La première session de l’Assemblée nationale issue du plus large consensus politique de notre courte histoire, faute d’un accord programmatique entre les protagonistes, était surtout partie pour équilibrer les rapports institutionnels entre les partis de gouvernement et l’opposition. Autour d’un Premier ministre sans contentieux politique majeur, donc commode arbitre des rancœurs partisans, l’hémicycle était le cadre de retrouvailles entre les vainqueurs et les déchus des élections. Quelle que soit l’âpreté des débats, ils ont porté sur les modalités de préserver l’intérêt supérieur des clans de la classe politique et de reconduire leurs privilèges exorbitants. A ce stade, la paix civile en dépend.
Ce Premier ministre n’en est pas moins de longue continuité depuis que les officines d’affaires du régime socialiste lui mirent les pieds à l’étrier pour service rendu à la nation par son père. Celui-ci relia le régime senghorien à celui de son successeur par un bon mot : ''Les Sénégalais sont fatigués'', qui a traversé les générations malgré sa sublime banalité. Le fils nous apprend accessoirement qu’ils ne se sont pas reposés davantage depuis que le Sopi s’est installé. Et son discours, que le nouveau régime a prudemment renoncé à appeler Discours Programme, ne souffle mot d’éventuelles réalisations que le nouveau gouvernement aurait engrangées pendant l’exercice de ces cinq mois.
Dans la vision prospective du Premier ministre, l’économie de notre pays sera très extravertie. Or cette implication étrangère impose une attitude politique appropriée sur laquelle le Premier ministre est resté muet. Les perspectives de développement endogène sont plombées par la dette intérieure et celle extérieure de l’ancien régime, que le nouveau régime nous dit astronomique, ainsi que son emprunt dans les trois mois qu’il ne dément pas s’élever à près de 450 milliards. L’absence inhérente au libéralisme de politique économique volontariste est patente et la recette du Premier ministre est le résultat de ce renoncement : le capital privé international y pourvoira.

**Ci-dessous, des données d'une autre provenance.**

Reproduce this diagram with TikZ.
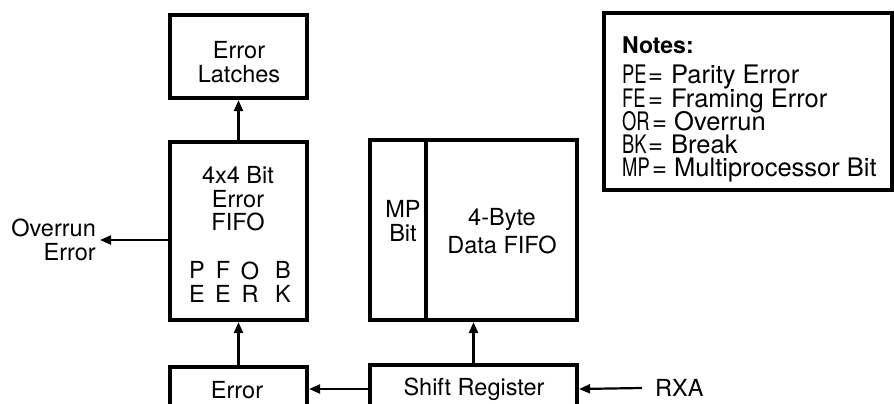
\documentclass[tikz,border=0pt]{standalone}
\usepackage{fontspec}
\setmainfont{TeX Gyre Heros}
\usetikzlibrary{arrows.meta,calc}
\begin{document}
\begin{tikzpicture}[x=1pt,y=-1pt,
  blk/.style={draw=black,line width=4.2pt,fill=white,inner sep=0pt},
  lbl/.style={inner sep=0pt,align=center,font=\fontsize{23.5}{23.5}\selectfont},
  ntxt/.style={inner sep=0pt,anchor=base west,font=\fontsize{25.5}{26}\selectfont},
  arr/.style={line width=2.2pt,-{Triangle[length=11pt,width=9pt]}}
]
\useasboundingbox (0,0) rectangle (894,404);
\clip (0,0) rectangle (894,404);

% blocks
\node[blk,minimum width=137pt,minimum height=83pt] (lat) at (238.5,56.5) {};
\node[blk,minimum width=137pt,minimum height=178pt] (efifo) at (238.5,231) {};
\node[blk,minimum width=207pt,minimum height=180pt] (dfifo) at (473.5,230) {};
\node[blk,minimum width=207pt,minimum height=48pt] (shift) at (473.5,389) {};
\node[blk,minimum width=137pt,minimum height=44pt] (err) at (238.5,389) {};
\node[blk,minimum width=288pt,minimum height=177pt] (notes) at (748,101.5) {};

% divider in data FIFO
\draw[line width=4.2pt] (dfifo.north west) ++(58,0) coordinate (dv) -- (dv |- dfifo.south);

% texts
\node[lbl] (latt) at (239,62) {Error\\Latches};
\node[lbl] (eft) at (238,199) {4x4 Bit\\Error\\FIFO};
\node[lbl] (pe) at (197,282) {P\\E};
\node[lbl] (fe) at (223,282) {F\\E};
\node[lbl] (or) at (250,282) {O\\R};
\node[lbl] (bk) at (283,282) {B\\K};
\node[lbl] (mpb) at (403,221) {MP\\Bit};
\node[lbl,font=\fontsize{23.5}{27.5}\selectfont] (dft) at (502,231) {4-Byte\\Data FIFO};
\node[lbl] (shtxt) at (474,389) {Shift Register};
\node[lbl] (errt) at (237,390) {Error};
\node[lbl,align=right,anchor=east] (ovr) at (96,240) {Overrun\\Error};
\node[lbl,anchor=west] (rxa) at (655,388) {RXA};

% notes
\node[ntxt,font=\bfseries\fontsize{23}{24}\selectfont] (nh) at (622,53) {Notes:};
\foreach \ab/\tx/\yy/\ex/\tt [count=\i] in {PE/Parity Error/84/648/671, FE/Framing Error/107/648/671, OR/Overrun/130/652/674, BK/Break/153/648/671, MP/Multiprocessor Bit/176/652/674}{
  \node[ntxt] (na\i) at (622,\yy) {\scalebox{0.72}[1]{\ab}};
  \node[ntxt] (ne\i) at (\ex,\yy) {=};
  \node[ntxt] (nt\i) at (\tt,\yy) {\tx};
}

% connectors
\draw[arr] (efifo.north) -- (lat.south);
\draw[arr] (err.north) -- (efifo.south);
\draw[arr] (shift.north) -- (dfifo.south);
\draw[arr] (shift.west) -- (err.east);
\draw[arr] (efifo.west |- ovr.east) -- ([xshift=4pt]ovr.east);
\draw[arr] ([xshift=-13pt]rxa.west) -- (shift.east);
\end{tikzpicture}
\end{document}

Ce qui n’est pas pour doper le capital national mobilisable pour l’investissement intérieur dans le secteur de l’agriculture par nos propres hommes d’affaires du Conseil national du patronat (CNP) et de la Confédération nationale des employeurs du Sénégal (CNES). Ces deux entités d’une bourgeoisie nationale aspirant à émerger depuis la crise de mai 1968, sont elles-mêmes étouffées par l’inconséquence des régimes successifs qui les concurrencent dans les relations d’affaires qu’elles devraient entretenir avec le capital étranger. Et aussi par leur propre incapacité à se concilier des forces politiques et sociales dans la mesure où dans les pays du Sud, l’existence d’une bourgeoisie et d’une classe moyenne autonome est le gage le plus sûr d’un développement économique.
Sur le moment lestées par les dettes contractées par l’État à leurs dépens, ces deux entités se doutent bien, malgré l’affirmation du Premier ministre de s’appuyer sur le secteur privé national, que le contexte économique et politique leur est défavorable. Il leur incombe de peser sur les choix politiques, ne serait-ce que pour convaincre Macky Sall que la paix dans la sous région est le principal facteur de productivité au moment où les puissances occidentales allument mille foyers de tension entre les peuples et au sein des nations.

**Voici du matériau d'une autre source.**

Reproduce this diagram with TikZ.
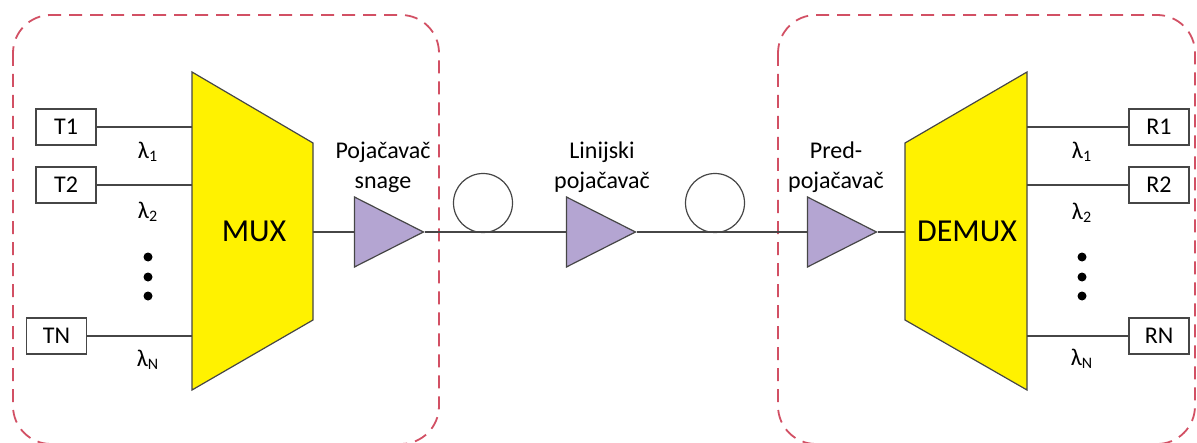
\documentclass[tikz,border=0pt]{standalone}
\usepackage{fontspec}
\setmainfont{Carlito}
\usepackage{tikz}
\usetikzlibrary{shapes.geometric,positioning}
\definecolor{ampPurple}{RGB}{180,165,210}
\definecolor{frameRed}{RGB}{210,80,100}
\definecolor{wireGray}{RGB}{70,70,70}
\tikzstyle{txbox} = [draw=wireGray, rectangle, line width=0.6pt, minimum width=30pt, minimum height=18pt, inner sep=0pt, font=\fontsize{12}{14}\selectfont]
\tikzstyle{amp} = [draw=wireGray, isosceles triangle, isosceles triangle stretches, minimum width=35pt, minimum height=34.5pt, inner sep=0pt, fill=ampPurple, line width=0.6pt]
\tikzstyle{fiber} = [draw=wireGray, circle, minimum size=29.5pt, inner sep=0pt, line width=0.6pt]
\tikzstyle{lbl} = [align=center, font=\fontsize{12}{15}\selectfont]
\tikzstyle{wl} = [font=\fontsize{12}{14}\selectfont]
\tikzstyle{muxbox} = [draw=wireGray, fill=yellow, line width=0.6pt]
\tikzstyle{frame} = [draw=frameRed, dash pattern=on 6.5pt off 4pt, line width=0.9pt, rounded corners=19pt]
\tikzstyle{wire} = [draw=wireGray, line width=0.6pt]
\tikzstyle{dot} = [circle, fill=black, minimum size=4.5pt, inner sep=0pt]
\begin{document}
\begin{tikzpicture}[x=0.5pt, y=-0.5pt]
		\useasboundingbox (0,0) rectangle (1197,443);
		%frames
		\draw[frame] (13,15) rectangle (439,444);
		\draw[frame] (778,15) rectangle (1195,444);
		
		%mux and demux
		\draw[muxbox] (192,72) -- (313,143) -- (313,320) -- (192,390) -- cycle;
		\draw[muxbox] (905,143) -- (1027,72) -- (1027,390) -- (905,320) -- cycle;
		\node[font=\fontsize{16}{18}\selectfont](mux) at (254,231){MUX};
		\node[font=\fontsize{16}{18}\selectfont](demux) at (967,231){DEMUX};
		\coordinate (muxIn) at (192,232);
		\coordinate (muxOut) at (313,232);
		\coordinate (demuxIn) at (905,232);
		\coordinate (demuxOut) at (1027,232);
		
		%blocks
		\node[txbox](t1) at (66,127){T1};
		\node[txbox](t2) at (66,185){T2};
		\node[txbox](tn) at (56.5,336){TN};
		\node[txbox](r1) at (1159,127){R1};
		\node[txbox](r2) at (1159,185){R2};
		\node[txbox](rn) at (1159,336){RN};
		\node[amp, anchor=apex](amp1) at (425,232){};
		\node[amp, anchor=apex](amp2) at (637,232){};
		\node[amp, anchor=apex](amp3) at (878,232){};
		\node[fiber](coil1) at (483,203){};
		\node[fiber](coil2) at (715,203){};
		
		%labels
		\node[wl](lt1) at (148,152){λ\textsubscript{1}};
		\node[wl](lt2) at (148,212){λ\textsubscript{2}};
		\node[wl](ltn) at (148,360){λ\textsubscript{N}};
		\node[wl](lr1) at (1082,152){λ\textsubscript{1}};
		\node[wl](lr2) at (1082,213){λ\textsubscript{2}};
		\node[wl](lrn) at (1082,359){λ\textsubscript{N}};
		\node[lbl](amp1Text) at (383,167){Pojačavač\\snage};
		\node[lbl](amp2Text) at (602,167){Linijski\\pojačavač};
		\node[lbl](amp3Text) at (836,167){Pred-\\pojačavač};
		\foreach \y in {257,277,296}{
			\node[dot] at (148,\y){};
			\node[dot] at (1082,\y){};
		}
		
		%wires
		\draw[wire](t1)--(t1 -| muxIn);
		\draw[wire](t2)--(t2 -| muxIn);
		\draw[wire](tn)--(tn -| muxIn);
		\draw[wire](muxOut)--(amp1);
		\draw[wire](amp1.apex)--(amp2);
		\draw[wire](amp2.apex)--(amp3);
		\draw[wire](amp3.apex)--(demuxIn);
		\draw[wire](r1 -| demuxOut)--(r1);
		\draw[wire](r2 -| demuxOut)--(r2);
		\draw[wire](rn -| demuxOut)--(rn);
	\end{tikzpicture}
\end{document}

Au demeurant, l’esquisse de politique agricole telle qu’annoncée, réduit le paysan sénégalais à aliéner sa terre à l’agro-business et l’État sénégalais à renoncer à encadrer sa paysannerie au profit de petits producteurs dans de grandes fermes et d’unités agro-industrielles. La paysannerie va-t-elle disparaître comme la classe ouvrière ? La modernisation de l’agriculture et sa mécanisation semblent ne se concevoir que du point de vue de l’implication étrangère qui reste à être mieux codifiée. Au surplus, il n’est nulle part question d’une volonté affirmée de transfert de technologie ni d’implantation d’une moyenne industrie sinon de transformation. Ce qui est un recul par rapport aux visions de l’ancien régime matérialisées par les usines de montages de bus de Thiès.